This observation by Father Murray, which was not a criticism, ties up with the views of another Jesuit social thinker who had recently published on the question. This is Father Harbrecht, whose brochure Toward the Paraproprietal Society (1960) had appeared with a laudatory introduction by none other than Berle.

Harbrecht’s thesis is that our social system is turning into a system of property tenure which is neither socialism nor really capitalism. His analysis starts at the same place as Berle’s discussion of the fiduciary institutions and the new stage of divorcement between property and power. In this new order “beyond property,” inevitably “the economic power that is growing in the institutions is being drawn, or shunted away, from the generality of the people.” The result has “striking parallels” with feudal institutions, which also “began with a separation of control from the ownership of productive property.” Today corporations correspond to the Great Domains of the baronial principalities. “A man’s place in medieval society was determined by his place in the domain.
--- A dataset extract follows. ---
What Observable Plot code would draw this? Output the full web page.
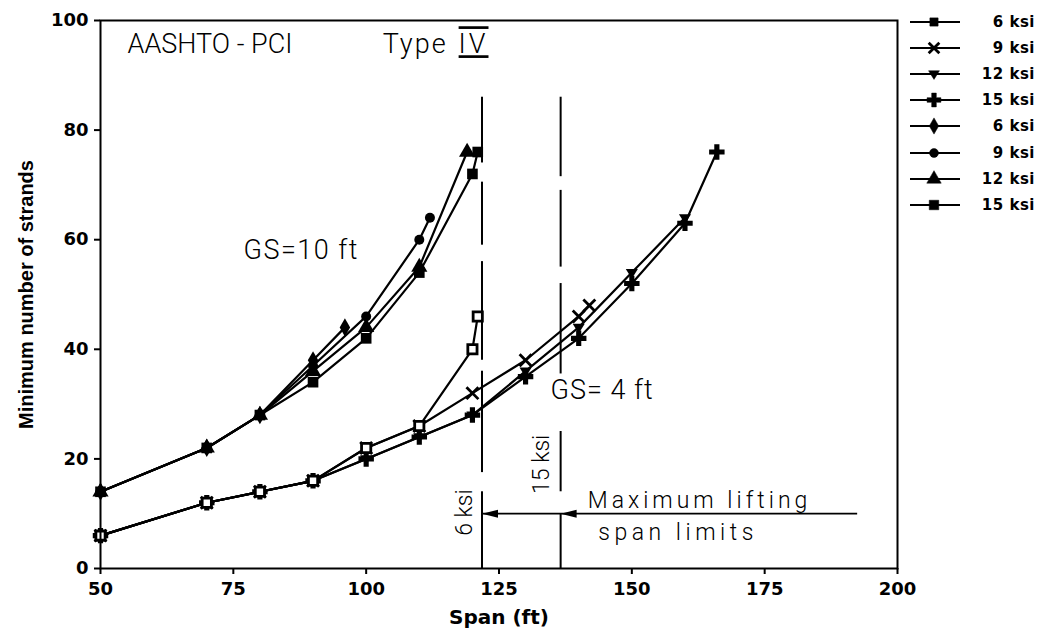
<!DOCTYPE html>
<html>
<head>
<meta charset="utf-8">
<script src="https://cdn.jsdelivr.net/npm/d3@7"></script>
<script src="https://cdn.jsdelivr.net/npm/@observablehq/plot@0.6"></script>
<style>
  body { margin: 0; background: #fff; }
  #chart { position: relative; width: 1043px; height: 638px; }
  #legend { position: absolute; left: 905px; top: 9px; font-family: "DejaVu Sans", sans-serif; font-weight: bold; font-size: 15px; color: #000; }
  #legend .row { display: flex; align-items: center; height: 26.1px; }
  #legend .row span { width: 70px; text-align: right; letter-spacing: 0.5px; }
</style>
</head>
<body>
<div id="chart"></div>
<script>
// Concrete strengths shown in the legend
const strengths = ["6 ksi", "9 ksi", "12 ksi", "15 ksi"];

// Minimum number of strands vs. span, girder spacing 4 ft: [span (ft), strands]
const gs4_6ksi  = [[50, 6], [70, 12], [80, 14], [90, 16], [100, 22], [110, 26], [120, 40], [121, 46]];
const gs4_9ksi  = [[50, 6], [70, 12], [80, 14], [90, 16], [100, 22], [110, 26], [120, 32], [130, 38], [140, 46], [142, 48]];
const gs4_12ksi = [[50, 6], [70, 12], [80, 14], [90, 16], [100, 20], [110, 24], [120, 28], [130, 36], [140, 44], [150, 54], [160, 64]];
const gs4_15ksi = [[50, 6], [70, 12], [80, 14], [90, 16], [100, 20], [110, 24], [120, 28], [130, 35], [140, 42], [150, 52], [160, 63], [166, 76]];

// Girder spacing 10 ft
const gs10_6ksi  = [[50, 14], [70, 22], [80, 28], [90, 38], [96, 44]];
const gs10_9ksi  = [[50, 14], [70, 22], [80, 28], [90, 37], [100, 46], [110, 60], [112, 64]];
const gs10_12ksi = [[50, 14], [70, 22], [80, 28], [90, 36], [100, 44], [110, 55], [119, 76]];
const gs10_15ksi = [[50, 14], [70, 22], [80, 28], [90, 34], [100, 42], [110, 54], [120, 72], [121, 76]];

// Maximum lifting span limits (ft) and the visible pieces of each broken line (strands)
const liftLimit6ksi = 121.8;
const liftLimit15ksi = 136.6;
const limit6Pieces  = [[86, 74], [70.5, 59], [56, 38], [36, 17.5], [14, 0]];
const limit15Pieces = [[86, 71.5], [69, 55], [52, 35.5], [25, 14], [10, 0]];
const arrowLevel = 10;
const arrowStart = 192.5;

const xTicks = [50, 75, 100, 125, 150, 175, 200];
const yTicks = [0, 20, 40, 60, 80, 100];

const rows = (pairs) => pairs.map(([span, strands]) => ({span, strands}));

// Custom marker shapes
const triangleDown = {
  draw(ctx, size) {
    const r = Math.sqrt(size / Math.PI) * 1.1;
    ctx.moveTo(-r, -r * 0.6);
    ctx.lineTo(r, -r * 0.6);
    ctx.lineTo(0, r);
    ctx.closePath();
  }
};
const headLeft = {
  draw(ctx) {
    ctx.moveTo(0, 0);
    ctx.lineTo(16, -4);
    ctx.lineTo(16, 4);
    ctx.closePath();
  }
};

const series = [
  {label: strengths[0], data: gs4_6ksi,  symbol: "square",  fill: "white", stroke: "black", strokeWidth: 2.8, r: 5.2},
  {label: strengths[1], data: gs4_9ksi,  symbol: "times",   fill: "none",  stroke: "black", strokeWidth: 2.8, r: 5.5},
  {label: strengths[2], data: gs4_12ksi, symbol: triangleDown, fill: "black", stroke: "none", strokeWidth: 0, r: 5.5},
  {label: strengths[3], data: gs4_15ksi, symbol: "cross",   fill: "black", stroke: "none", strokeWidth: 0, r: 6.5},
  {label: strengths[0], data: gs10_6ksi,  symbol: "diamond",  fill: "black", stroke: "none", strokeWidth: 0, r: 5.5},
  {label: strengths[1], data: gs10_9ksi,  symbol: "circle",   fill: "black", stroke: "none", strokeWidth: 0, r: 5},
  {label: strengths[2], data: gs10_12ksi, symbol: "triangle", fill: "black", stroke: "none", strokeWidth: 0, r: 6},
  {label: strengths[3], data: gs10_15ksi, symbol: "square",   fill: "black", stroke: "none", strokeWidth: 0, r: 6}
];

// draw order: open squares of the 6 ksi / 4 ft series on top
const dotOrder = [7, 6, 5, 4, 3, 2, 1, 0];

const note = {fontFamily: "Roboto, 'DejaVu Sans', sans-serif", fontWeight: 300, fill: "black"};

const chart = Plot.plot({
  width: 1043,
  height: 638,
  marginLeft: 100,
  marginRight: 146,
  marginTop: 20,
  marginBottom: 70,
  style: {fontFamily: "'DejaVu Sans', sans-serif", color: "black", background: "white"},
  x: {domain: [50, 200]},
  y: {domain: [0, 100]},
  marks: [
    // lifting limit lines
    Plot.ruleX(limit6Pieces.map(([y1, y2]) => ({y1, y2})), {x: () => liftLimit6ksi, y1: "y1", y2: "y2", stroke: "black", strokeWidth: 2}),
    Plot.ruleX(limit15Pieces.map(([y1, y2]) => ({y1, y2})), {x: () => liftLimit15ksi, y1: "y1", y2: "y2", stroke: "black", strokeWidth: 2}),
    Plot.ruleY([arrowLevel], {x1: liftLimit6ksi, x2: arrowStart, stroke: "black", strokeWidth: 1.7}),
    Plot.dot([liftLimit6ksi, liftLimit15ksi], {x: d => d, y: () => arrowLevel, symbol: headLeft, fill: "black", stroke: "none"}),

    // curves
    ...series.map(s => Plot.line(rows(s.data), {x: "span", y: "strands", stroke: "black", strokeWidth: 2.2})),
    ...dotOrder.map(i => {
      const s = series[i];
      return Plot.dot(rows(s.data), {x: "span", y: "strands", symbol: s.symbol, r: s.r, fill: s.fill, stroke: s.stroke, strokeWidth: s.strokeWidth});
    }),

    // annotations
    Plot.text(["AASHTO - PCI"], {x: 55.1, y: 95.6, textAnchor: "start", fontSize: 27, ...note}),
    Plot.text(["Type"], {x: 103.1, y: 95.6, textAnchor: "start", fontSize: 27, ...note}),
    Plot.text(["IV"], {x: 117.4, y: 95.6, textAnchor: "start", fontSize: 27, ...note}),
    Plot.text(["GS=10 ft"], {x: 76.9, y: 58, textAnchor: "start", fontSize: 27, ...note}),
    Plot.text(["GS= 4 ft"], {x: 134.7, y: 32.5, textAnchor: "start", fontSize: 27, ...note}),
    Plot.text(["Maximum lifting"], {x: 141.7, y: 12.4, textAnchor: "start", fontSize: 23, ...note}),
    Plot.text(["span limits"], {x: 143.7, y: 6.6, textAnchor: "start", fontSize: 23, ...note}),
    Plot.text(["6 ksi"], {x: 118.5, y: 10.2, rotate: -90, fontSize: 23, ...note}),
    Plot.text(["15 ksi"], {x: 133, y: 19, rotate: -90, fontSize: 23, ...note}),

    // axes and frame
    Plot.axisX({ticks: xTicks, tickSize: 6, tickPadding: 8, fontSize: 18, fontWeight: "bold", strokeWidth: 2, label: null}),
    Plot.axisY({ticks: yTicks, tickSize: 6, tickPadding: 6, fontSize: 18, fontWeight: "bold", strokeWidth: 2, label: null}),
    Plot.text(["Span (ft)"], {frameAnchor: "bottom", dy: 55, fontSize: 20, fontWeight: "bold"}),
    Plot.text(["Minimum number of strands"], {frameAnchor: "left", textAnchor: "middle", dx: -74, rotate: -90, fontSize: 20, fontWeight: "bold", fontFamily: "'Liberation Sans', sans-serif"}),
    Plot.frame({stroke: "black", strokeWidth: 2})
  ]
});

// Letter spacing of the hand-lettered annotations
const spacing = {"Type": "2px", "IV": "3px", "GS=10 ft": "1.5px", "GS= 4 ft": "1px", "Maximum lifting": "4px", "span limits": "4.5px"};
d3.select(chart).selectAll("text").each(function () {
  const t = this.textContent;
  if (spacing[t]) d3.select(this).style("letter-spacing", spacing[t]);
  if (t === "IV") d3.select(this).style("text-decoration", "underline overline");
});

const container = document.getElementById("chart");
container.appendChild(chart);

// Legend
const legend = d3.select(container).append("div").attr("id", "legend");
series.forEach(s => {
  const row = legend.append("div").attr("class", "row");
  const svg = row.append("svg").attr("width", 60).attr("height", 20);
  svg.append("line").attr("x1", 5).attr("x2", 55).attr("y1", 10).attr("y2", 10).attr("stroke", "black").attr("stroke-width", 2.2);
  const type = typeof s.symbol === "string"
    ? {square: d3.symbolSquare, times: d3.symbolTimes, cross: d3.symbolCross, diamond: d3.symbolDiamond, circle: d3.symbolCircle, triangle: d3.symbolTriangle}[s.symbol]
    : s.symbol;
  svg.append("path")
    .attr("transform", "translate(29,10)")
    .attr("d", d3.symbol(type, Math.PI * s.r * s.r * 0.8)())
    .attr("fill", s.symbol === "times" ? "none" : "black")
    .attr("stroke", "black")
    .attr("stroke-width", s.symbol === "times" ? 2.8 : 0.5);
  row.append("span").text(s.label);
});
</script>
</body>
</html>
Today men are bound to their corporations ... the present-day corporate managers are like the vassals of the great domains. They have control, but not ownership of great wealth, yet their tenure in power is in fact limited by their continuing ability to perform a service.”

Thus Father Harbrecht in his own book. It is easy to see why it delighted Berle. For Harbrecht, this process of “feudalization” of the corporate-political structure is his own version of the Wave of the Future.

Now we learn from Father Murray (in the Center discussion) that Harbrecht made a criticism of Ferry’s paper. He found that Ferry wants to go too far with “the politization of the economic process” – that is, the imposition of outside political (state) controls over the corporations (the baronial powers), whereas Harbrecht sees the increased power as going to the corporations.

Faced with the explicit posing of this question, Ferry denied that Harbrecht’s criticism applied to his position: “I do not accept the criticism. I will accept Father Harbrecht’s own proposal for imposing larger responsibilities on corporations.” (Emphasis added.)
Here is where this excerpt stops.